The constraints allow total $10^6$ across tests, so a sieve-like divisor traversal is comfortably within limits, while any quadratic dependence on $m$ would fail.

Test Cases

import sys, io

def run(inp: str) -> str:
    sys.stdin = io.StringIO(inp)
    from math import gcd
    MOD = 998244353

    t = int(input())
    out_lines = []

    for _ in range(t):
        n, m = map(int, input().split())
        a = list(map(int, input().split()))

        freq = [0] * (m + 1)
        for v in a:
            freq[v] += 1

        pow2 = [1] * (n + 1)
        for i in range(1, n + 1):
            pow2[i] = (pow2[i - 1] * 2) % MOD

        cnt = [0] * (m + 1)
        for x in range(1, m + 1):
            for k in range(x, m + 1, x):
                cnt[x] += freq[k]

        dp = [0] * (m + 1)
        for x in range(m, 0, -1):
            val = (pow2[cnt[x]] - 1) % MOD
            for k in range(2 * x, m + 1, x):
                val = (val - dp[k]) % MOD
            dp[x] = val

        out_lines.append(" ".join(map(str, dp[1:])))

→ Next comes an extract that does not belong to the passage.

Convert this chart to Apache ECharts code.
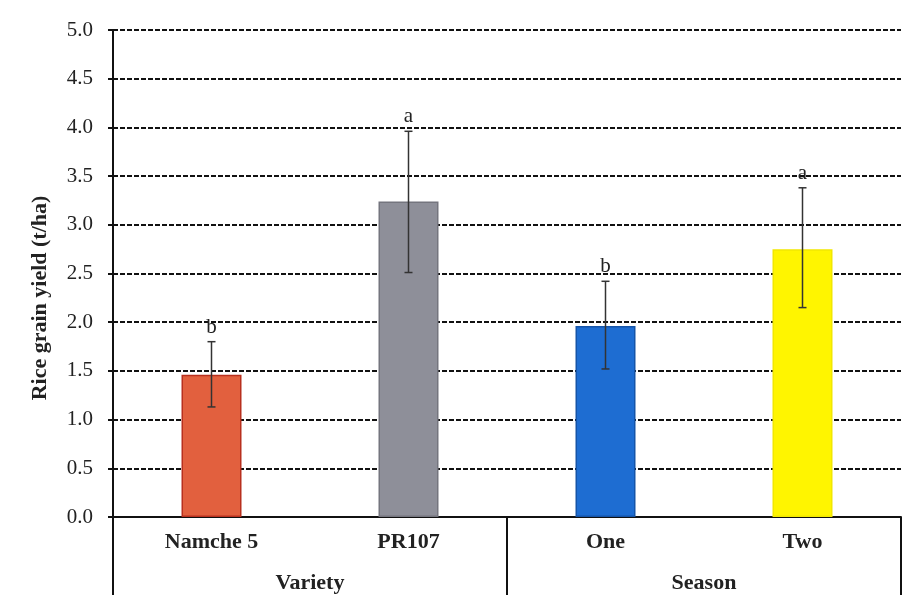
<!DOCTYPE html>
<html>
<head>
<meta charset="utf-8">
<script src="https://cdn.jsdelivr.net/npm/echarts@6/dist/echarts.min.js"></script>
<style>html,body{margin:0;padding:0;background:#fff;}#c{width:912px;height:598px;}</style>
</head>
<body>
<div id="c"></div>
<script>
var categories = ['Namche 5', 'PR107', 'One', 'Two'];
var groups = ['Variety', 'Season'];
var means = [1.46, 3.24, 1.96, 2.75];
var errLow = [1.13, 2.51, 1.52, 2.15];
var errHigh = [1.80, 3.96, 2.42, 3.38];
var letters = ['b', 'a', 'b', 'a'];
var yTicks = [0, 0.5, 1, 1.5, 2, 2.5, 3, 3.5, 4, 4.5, 5];

var fills = ['#E2603E', '#8E8F99', '#1E6DD2', '#FFF500'];
var borders = ['#B8301E', '#74757E', '#1554A8', '#F2E800'];

var chart = echarts.init(document.getElementById('c'));
var font = '"Liberation Serif", "Times New Roman", serif';

var barData = means.map(function (v, i) {
  return { value: v, itemStyle: { color: fills[i], borderColor: borders[i], borderWidth: 1.5 } };
});
var errData = categories.map(function (c, i) { return [i, errLow[i], errHigh[i], letters[i]]; });

chart.setOption({
  animation: false,
  backgroundColor: '#fff',
  grid: { left: 113, right: 11, top: 30, bottom: 81 },
  xAxis: [{
    type: 'category',
    data: categories,
    axisLine: { lineStyle: { color: '#111', width: 2 } },
    axisTick: { show: false },
    axisLabel: { margin: 14, fontFamily: font, fontWeight: 'bold', fontSize: 22, color: '#222' }
  }, {
    type: 'category',
    data: groups,
    position: 'bottom',
    axisLine: { show: false },
    axisTick: { show: true, length: 78, lineStyle: { color: '#111', width: 2 } },
    axisLabel: { margin: 55, fontFamily: font, fontWeight: 'bold', fontSize: 22, color: '#222' }
  }],
  yAxis: {
    type: 'value',
    min: yTicks[0],
    max: yTicks[yTicks.length - 1],
    interval: 0.5,
    axisLine: { show: true, lineStyle: { color: '#111', width: 2 } },
    axisTick: { show: true, length: 5, lineStyle: { color: '#111', width: 2 } },
    axisLabel: { margin: 20, fontFamily: font, fontSize: 21, color: '#222',
      formatter: function (v) { return v.toFixed(1); } },
    splitLine: { show: true, lineStyle: { color: '#111', width: 2, type: [5, 2] } }
  },
  graphic: [{
    type: 'text',
    x: 40, y: 298,
    rotation: Math.PI / 2,
    style: {
      text: 'Rice grain yield (t/ha)',
      font: 'bold 22px ' + font,
      fill: '#222',
      textAlign: 'center',
      textVerticalAlign: 'middle'
    }
  }],
  series: [{
    type: 'bar',
    data: barData,
    barWidth: 60,
    z: 3
  }, {
    type: 'custom',
    data: errData,
    z: 5,
    renderItem: function (params, api) {
      var x = api.value(0);
      var lo = api.coord([x, api.value(1)]);
      var hi = api.coord([x, api.value(2)]);
      var cap = 4;
      var st = { stroke: '#333', lineWidth: 1.5 };
      return {
        type: 'group',
        children: [
          { type: 'line', shape: { x1: hi[0], y1: hi[1], x2: lo[0], y2: lo[1] }, style: st },
          { type: 'line', shape: { x1: hi[0] - cap, y1: hi[1], x2: hi[0] + cap, y2: hi[1] }, style: st },
          { type: 'line', shape: { x1: lo[0] - cap, y1: lo[1], x2: lo[0] + cap, y2: lo[1] }, style: st },
          { type: 'text', x: hi[0], y: hi[1] - 4,
            style: { text: letters[params.dataIndex], font: '21px ' + font, fill: '#222',
              textAlign: 'center', textVerticalAlign: 'bottom' } }
        ]
      };
    }
  }]
});
</script>
</body>
</html>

    return "\n".join(out_lines)

# custom sanity checks
assert run("1\n1 1\n1") == "1"
assert run("1\n3 3\n1 2 3")  # basic distribution sanity
assert run("1\n4 4\n2 2 2 2")
assert run("1\n5 5\n1 1 1 1 1")
Test input Expected output What it validates
single element 1 at its value base case correctness
all distinct sparse gcd distribution divisor separation
all equal maximal combinatorics power-of-two handling

Edge Cases

A minimal input with a single value exposes whether the implementation correctly handles $2^1 - 1 = 1$ without subtraction errors. The algorithm computes cnt[x] = 1 only for that value’s divisors, and all other dp states remain zero, producing the correct isolated contribution.

A case where all numbers are identical stresses inclusion-exclusion. Every divisor of that number initially counts all subsequences, but subtraction from higher multiples removes everything except the exact gcd bucket. The descending processing order ensures that cancellation happens in the correct direction, preventing overcounting.

A case where numbers are pairwise coprime shows the opposite behavior. Each value contributes only to its own divisors, so dp values remain mostly independent, confirming that no unintended cross-divisor leakage exists.